Post War Influences on Women's Fashion in the West
Picture Credit - digforvictoryshow.files.wordpress.com
Even though the war finally ended in 1945, everything did not immediately return back to normal. As a result, wartime debt and post-war inflation were of great concern. The largest problem was convincing civilians to accept rationing for several more years.
In the meantime while the full effects of the freeing of materials would not be seen until spring 1948, fashion could now be designed as full and frilly as women wanted. Thus in 1947 when the “clothing restrictions” ended many fashionable traits made a comeback. Once again, the nylon stockings became very trendy and sales skyrocketed.

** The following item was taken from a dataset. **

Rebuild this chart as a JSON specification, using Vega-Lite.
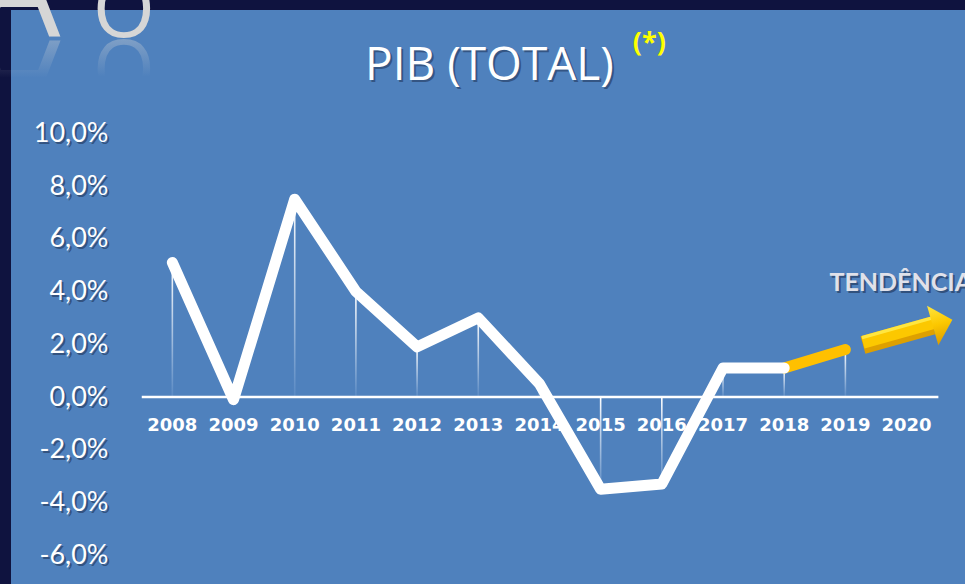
{
  "$schema": "https://vega.github.io/schema/vega-lite/v6.json",
  "width": 954,
  "height": 574,
  "autosize": {"type": "none"},
  "padding": {"left": 11, "top": 10, "right": 0, "bottom": 0},
  "background": "#0f133f",
  "config": {"view": {"fill": "#4f81bd", "stroke": null}},
  "data": {
    "values": [
      {"year": 2008, "pib": 5.1, "tipo": "realizado"},
      {"year": 2009, "pib": -0.1, "tipo": "realizado"},
      {"year": 2010, "pib": 7.5, "tipo": "realizado"},
      {"year": 2011, "pib": 4.0, "tipo": "realizado"},
      {"year": 2012, "pib": 1.9, "tipo": "realizado"},
      {"year": 2013, "pib": 3.0, "tipo": "realizado"},
      {"year": 2014, "pib": 0.5, "tipo": "realizado"},
      {"year": 2015, "pib": -3.5, "tipo": "realizado"},
      {"year": 2016, "pib": -3.3, "tipo": "realizado"},
      {"year": 2017, "pib": 1.1, "tipo": "realizado"},
      {"year": 2018, "pib": 1.1, "tipo": "realizado"},
      {"year": 2019, "pib": 1.8, "tipo": "projeção"},
      {"year": 2020, "pib": null, "tipo": "projeção"}
    ]
  },
  "resolve": {"axis": {"y": "independent"}},
  "layer": [
    {
      "transform": [{"filter": "isValid(datum.pib) && datum.year != 2009"}],
      "mark": {
        "type": "bar",
        "width": 1.6,
        "color": {
          "gradient": "linear", "x1": 0, "y1": 0, "x2": 0, "y2": 1,
          "stops": [{"offset": 0, "color": "#ffffff"}, {"offset": 1, "color": "#5a8ac4"}]
        }
      },
      "encoding": {
        "x": {"field": "year", "type": "quantitative", "scale": {"domain": [2005.4447, 2020.8733], "nice": false, "zero": false}, "axis": null},
        "y": {
          "field": "pib", "type": "quantitative",
          "scale": {"domain": [-7.09, 14.673], "nice": false, "zero": false},
          "axis": {
            "orient": "left", "offset": -101, "labelOffset": 2, "labelPadding": 2,
            "ticks": false, "domain": false, "grid": false, "title": null,
            "values": [-6, -4, -2, 0, 2, 4, 6, 8, 10],
            "labelExpr": "(datum.value < 0 ? '-' : '') + replace(format(abs(datum.value), '.1f'), '.', ',') + '%'",
            "labelFont": "Lato", "labelFontSize": 27, "labelColor": "#1c2c4c", "labelOpacity": 0.55,
            "labelBaseline": "middle", "labelAlign": "right"
          }
        },
        "y2": {"datum": 0}
      }
    },
    {
      "data": {"values": [{}]},
      "mark": {"type": "rule", "color": "#ffffff", "strokeWidth": 2.5},
      "encoding": {
        "x": {"datum": 2007.5, "type": "quantitative", "scale": {"domain": [2005.4447, 2020.8733], "nice": false, "zero": false}, "axis": null},
        "x2": {"datum": 2020.52},
        "y": {"datum": 0, "type": "quantitative", "scale": {"domain": [-7.09, 14.673], "nice": false, "zero": false}, "axis": null}
      }
    },
    {
      "mark": {"type": "text", "font": "DejaVu Sans", "fontWeight": "bold", "fontSize": 18, "color": "#ffffff", "baseline": "alphabetic", "align": "center", "dy": 34},
      "encoding": {
        "x": {"field": "year", "type": "quantitative", "scale": {"domain": [2005.4447, 2020.8733], "nice": false, "zero": false}, "axis": null},
        "y": {"datum": 0, "type": "quantitative", "scale": {"domain": [-7.09, 14.673], "nice": false, "zero": false}, "axis": null},
        "text": {"field": "year", "type": "nominal"}
      }
    },
    {
      "transform": [{"filter": "datum.year >= 2018 && datum.year <= 2019"}],
      "mark": {"type": "line", "color": "#ffc000", "strokeWidth": 11, "strokeCap": "round", "strokeJoin": "round"},
      "encoding": {
        "x": {"field": "year", "type": "quantitative", "scale": {"domain": [2005.4447, 2020.8733], "nice": false, "zero": false}, "axis": null},
        "y": {"field": "pib", "type": "quantitative", "scale": {"domain": [-7.09, 14.673], "nice": false, "zero": false}, "axis": null}
      }
    },
    {
      "transform": [{"filter": "isValid(datum.pib) && datum.year <= 2018"}],
      "mark": {"type": "line", "color": "#ffffff", "strokeWidth": 11, "strokeCap": "round", "strokeJoin": "round"},
      "encoding": {
        "x": {"field": "year", "type": "quantitative", "scale": {"domain": [2005.4447, 2020.8733], "nice": false, "zero": false}, "axis": null},
        "y": {
          "field": "pib", "type": "quantitative",
          "scale": {"domain": [-7.09, 14.673], "nice": false, "zero": false},
          "axis": {
            "orient": "left", "offset": -99, "labelPadding": 2,
            "ticks": false, "domain": false, "grid": false, "title": null,
            "values": [-6, -4, -2, 0, 2, 4, 6, 8, 10],
            "labelExpr": "(datum.value < 0 ? '-' : '') + replace(format(abs(datum.value), '.1f'), '.', ',') + '%'",
            "labelFont": "Lato", "labelFontSize": 27, "labelColor": "#ffffff",
            "labelBaseline": "middle", "labelAlign": "right"
          }
        }
      }
    },
    {
      "data": {"values": [{}]},
      "mark": {"type": "rule", "color": "#dea000", "strokeWidth": 18, "strokeCap": "butt"},
      "encoding": {
        "x": {"datum": 2019.288, "type": "quantitative", "scale": {"domain": [2005.4447, 2020.8733], "nice": false, "zero": false}, "axis": null},
        "x2": {"datum": 2020.429},
        "y": {"datum": 1.972, "type": "quantitative", "scale": {"domain": [-7.09, 14.673], "nice": false, "zero": false}, "axis": null},
        "y2": {"datum": 2.711}
      }
    },
    {
      "data": {"values": [{}]},
      "mark": {"type": "rule", "color": "#fcc800", "strokeWidth": 12, "strokeCap": "butt"},
      "encoding": {
        "x": {"datum": 2019.288, "type": "quantitative", "scale": {"domain": [2005.4447, 2020.8733], "nice": false, "zero": false}, "axis": null},
        "x2": {"datum": 2020.429},
        "y": {"datum": 2.06, "type": "quantitative", "scale": {"domain": [-7.09, 14.673], "nice": false, "zero": false}, "axis": null},
        "y2": {"datum": 2.8}
      }
    },
    {
      "data": {"values": [{}]},
      "mark": {"type": "rule", "color": "#ffe640", "strokeWidth": 3.5, "strokeCap": "butt"},
      "encoding": {
        "x": {"datum": 2019.27, "type": "quantitative", "scale": {"domain": [2005.4447, 2020.8733], "nice": false, "zero": false}, "axis": null},
        "x2": {"datum": 2020.42},
        "y": {"datum": 2.25, "type": "quantitative", "scale": {"domain": [-7.09, 14.673], "nice": false, "zero": false}, "axis": null},
        "y2": {"datum": 3.0}
      }
    },
    {
      "data": {"values": [{}]},
      "mark": {
        "type": "point", "shape": "M -0.5 -1 L 0.5 0 L -0.5 1 Z", "size": 1681, "angle": -16, "filled": true, "opacity": 1, "strokeWidth": 0,
        "color": {
          "gradient": "linear", "x1": 0, "y1": 0, "x2": 0, "y2": 1,
          "stops": [{"offset": 0, "color": "#ffe640"}, {"offset": 0.5, "color": "#fcc800"}, {"offset": 1, "color": "#dc9c00"}]
        }
      },
      "encoding": {
        "x": {"datum": 2020.588, "type": "quantitative", "scale": {"domain": [2005.4447, 2020.8733], "nice": false, "zero": false}, "axis": null},
        "y": {"datum": 2.818, "type": "quantitative", "scale": {"domain": [-7.09, 14.673], "nice": false, "zero": false}, "axis": null}
      }
    },
    {
      "data": {"values": [{}]},
      "mark": {"type": "text", "font": "Lato", "fontWeight": "bold", "fontSize": 25, "color": "#1a2a4a", "opacity": 0.55, "align": "left", "baseline": "alphabetic", "dx": 2, "dy": 2},
      "encoding": {
        "x": {"datum": 2018.739, "type": "quantitative", "scale": {"domain": [2005.4447, 2020.8733], "nice": false, "zero": false}, "axis": null},
        "y": {"datum": 4.019, "type": "quantitative", "scale": {"domain": [-7.09, 14.673], "nice": false, "zero": false}, "axis": null},
        "text": {"value": "TENDÊNCIA"}
      }
    },
    {
      "data": {"values": [{}]},
      "mark": {"type": "text", "font": "Lato", "fontWeight": "bold", "fontSize": 25, "color": "#e0e1ea", "align": "left", "baseline": "alphabetic"},
      "encoding": {
        "x": {"datum": 2018.739, "type": "quantitative", "scale": {"domain": [2005.4447, 2020.8733], "nice": false, "zero": false}, "axis": null},
        "y": {"datum": 4.019, "type": "quantitative", "scale": {"domain": [-7.09, 14.673], "nice": false, "zero": false}, "axis": null},
        "text": {"value": "TENDÊNCIA"}
      }
    },
    {
      "data": {"values": [{}]},
      "mark": {"type": "text", "font": "Open Sans", "fontSize": 46, "color": "#1a2a4a", "opacity": 0.5, "align": "center", "baseline": "alphabetic", "dx": 2, "dy": 2},
      "encoding": {
        "x": {"datum": 2013.183, "type": "quantitative", "scale": {"domain": [2005.4447, 2020.8733], "nice": false, "zero": false}, "axis": null},
        "y": {"datum": 12.019, "type": "quantitative", "scale": {"domain": [-7.09, 14.673], "nice": false, "zero": false}, "axis": null},
        "text": {"value": "PIB (TOTAL)"}
      }
    },
    {
      "data": {"values": [{}]},
      "mark": {"type": "text", "font": "Open Sans", "fontSize": 46, "color": "#ffffff", "align": "center", "baseline": "alphabetic"},
      "encoding": {
        "x": {"datum": 2013.183, "type": "quantitative", "scale": {"domain": [2005.4447, 2020.8733], "nice": false, "zero": false}, "axis": null},
        "y": {"datum": 12.019, "type": "quantitative", "scale": {"domain": [-7.09, 14.673], "nice": false, "zero": false}, "axis": null},
        "text": {"value": "PIB (TOTAL)"}
      }
    },
    {
      "data": {"values": [{}]},
      "mark": {"type": "text", "font": "Open Sans", "fontWeight": "bold", "fontSize": 27, "color": "#ffff00", "align": "center", "baseline": "alphabetic"},
      "encoding": {
        "x": {"datum": 2015.795, "type": "quantitative", "scale": {"domain": [2005.4447, 2020.8733], "nice": false, "zero": false}, "axis": null},
        "y": {"datum": 13.1, "type": "quantitative", "scale": {"domain": [-7.09, 14.673], "nice": false, "zero": false}, "axis": null},
        "text": {"value": "(*)"}
      }
    },
    {
      "data": {"values": [{}]},
      "mark": {"type": "text", "font": "Open Sans", "fontSize": 130, "color": "#d6d6d6", "align": "right", "baseline": "alphabetic"},
      "encoding": {
        "x": {"datum": 2006.172, "type": "quantitative", "scale": {"domain": [2005.4447, 2020.8733], "nice": false, "zero": false}, "axis": null},
        "y": {"datum": 13.649, "type": "quantitative", "scale": {"domain": [-7.09, 14.673], "nice": false, "zero": false}, "axis": null},
        "text": {"value": "A"}
      }
    },
    {
      "data": {"values": [{}]},
      "mark": {"type": "text", "font": "Open Sans", "fontSize": 80, "color": "#d6d6d6", "align": "center", "baseline": "alphabetic"},
      "encoding": {
        "x": {"datum": 2007.2076, "type": "quantitative", "scale": {"domain": [2005.4447, 2020.8733], "nice": false, "zero": false}, "axis": null},
        "y": {"datum": 13.649, "type": "quantitative", "scale": {"domain": [-7.09, 14.673], "nice": false, "zero": false}, "axis": null},
        "text": {"value": "O"}
      }
    },
    {
      "data": {"values": [{}]},
      "mark": {
        "type": "text", "font": "Open Sans", "fontSize": 130, "align": "left", "baseline": "alphabetic", "angle": 180,
        "color": {
          "gradient": "linear", "x1": 0, "y1": 0, "x2": 0, "y2": 1,
          "stops": [{"offset": 0, "color": "rgba(214,214,214,0)"}, {"offset": 0.57, "color": "rgba(214,214,214,0)"}, {"offset": 0.785, "color": "rgba(214,214,214,0.35)"}, {"offset": 1, "color": "rgba(214,214,214,0.35)"}]
        }
      },
      "encoding": {
        "x": {"datum": 2006.172, "type": "quantitative", "scale": {"domain": [2005.4447, 2020.8733], "nice": false, "zero": false}, "axis": null},
        "y": {"datum": 13.55, "type": "quantitative", "scale": {"domain": [-7.09, 14.673], "nice": false, "zero": false}, "axis": null},
        "text": {"value": "A"}
      }
    },
    {
      "data": {"values": [{}]},
      "mark": {
        "type": "text", "font": "Open Sans", "fontSize": 80, "align": "center", "baseline": "alphabetic", "angle": 180,
        "color": {
          "gradient": "linear", "x1": 0, "y1": 0, "x2": 0, "y2": 1,
          "stops": [{"offset": 0, "color": "rgba(214,214,214,0)"}, {"offset": 0.45, "color": "rgba(214,214,214,0)"}, {"offset": 0.785, "color": "rgba(214,214,214,0.35)"}, {"offset": 1, "color": "rgba(214,214,214,0.35)"}]
        }
      },
      "encoding": {
        "x": {"datum": 2007.2076, "type": "quantitative", "scale": {"domain": [2005.4447, 2020.8733], "nice": false, "zero": false}, "axis": null},
        "y": {"datum": 13.55, "type": "quantitative", "scale": {"domain": [-7.09, 14.673], "nice": false, "zero": false}, "axis": null},
        "text": {"value": "O"}
      }
    }
  ]
}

Also, colour came back into fashion so drab colours were replaced with “shocking feminine primary colours”.
More fabrics were utilized that used to be scarce such as linen, cotton, wool, silk and rayon were popular choices. As for shoes, women still wore wedge heels but now with shallower wedges.
New styles appeared that consisted of more delicate, high- heeled court shoes, or shoes finely strapped round the ankles. With many more other fashionable items soon to be on their way, there was a positive increase in the recovery and advancement of the fashion industry.
Picture Credit (left) - img.ti-media.net (right) - assets.vogue.com
In the long run, the war actually stimulated the economy after all those years of saving up and rationing. People had begun to realize that they had no restrictions as to what they could do and it was a time of celebration once the war ended.
Once again, the silhouette changed from the masculine outline during the military time back to having a more feminine look. In addition, some of the styles of women’s fashion also became more lavish and feminine.
The rounded shoulders, long spreading skirts, V-necks, narrow waistlines, flouncy hats, high heels, and bright colours, all became the main characteristics of the womanly figure of the silhouette.
Some of the skirt hemlines hung just below the calves which is an alteration to the hemline that appeared during the war.
This essentially became known as the designer Christian Dior’s New Look which began in February 1947. It was said that the clothes had such a new look and this phrase was repeated so much that everyone knew his style by this name.
What was so different about Dior’s look was in its abundance – the excessive use of luxurious fabrics and time-intensive labour. The overly female form that he presented was created through the use of padded hips and bust lines.
The New Look was definitely the major change in the late 1940s that occurred in women’s fashion as it changed from a simple, unfeminine, utilitarian look to a soft, feminine and decidedly romantic image.
Another big change was in the underwear as corsets had been finally replaced by the all-in- one girdle and the increasingly popular two-piece – bra and the girdle. A few more changes that occurred were that women started to get permanent waves done by heat and they wore more makeup now.
An aspect that remained the same was the trend in home sewing. The length of New Look-inspired clothing required women to find clever ways to alter existing garments to meet the new hemline, which by 1948 was hovering just above the ankle. Now the clothing industry was larger and more independent than it had been before the war.
Picture Credit - hips.hearstapps.com
Essentially, this entire decade was impacted through ways in which the war constrained fashion from its usual path of progression, but necessity was almost literally the mother of invention.
Women’s clothing in this decade went through so many alterations in a somewhat short amount of time.
During the war, synthetic materials were used to make the minimal clothing styles that liberal wartime mores considered appropriate dress. Fashion had never before used so little fabric; short sleeves and knee-length skirts in close-fitting styles accentuated the female silhouette.
Then after the war, the fashion industry sought after new styles, or in Dior’s case, renewing old styles in the New Look. The changes in the post-war time set the look for the next decade.
Once again, referring back to the research question: How were the styles of women’s fashion in the United States influenced by World War II during the 1940s? This can be answered by stating that “War was the dominant influence on fashion in the early 1940s [but] the elegance and excess of the late 1940s were a reaction to the spare, liberating styles that it inspired.
Furthermore, the influences on women’s fashion were positive in that they allowed new styles to emerge and evolve throughout the period of the war and postwar, as well as become an influence towards the following decade.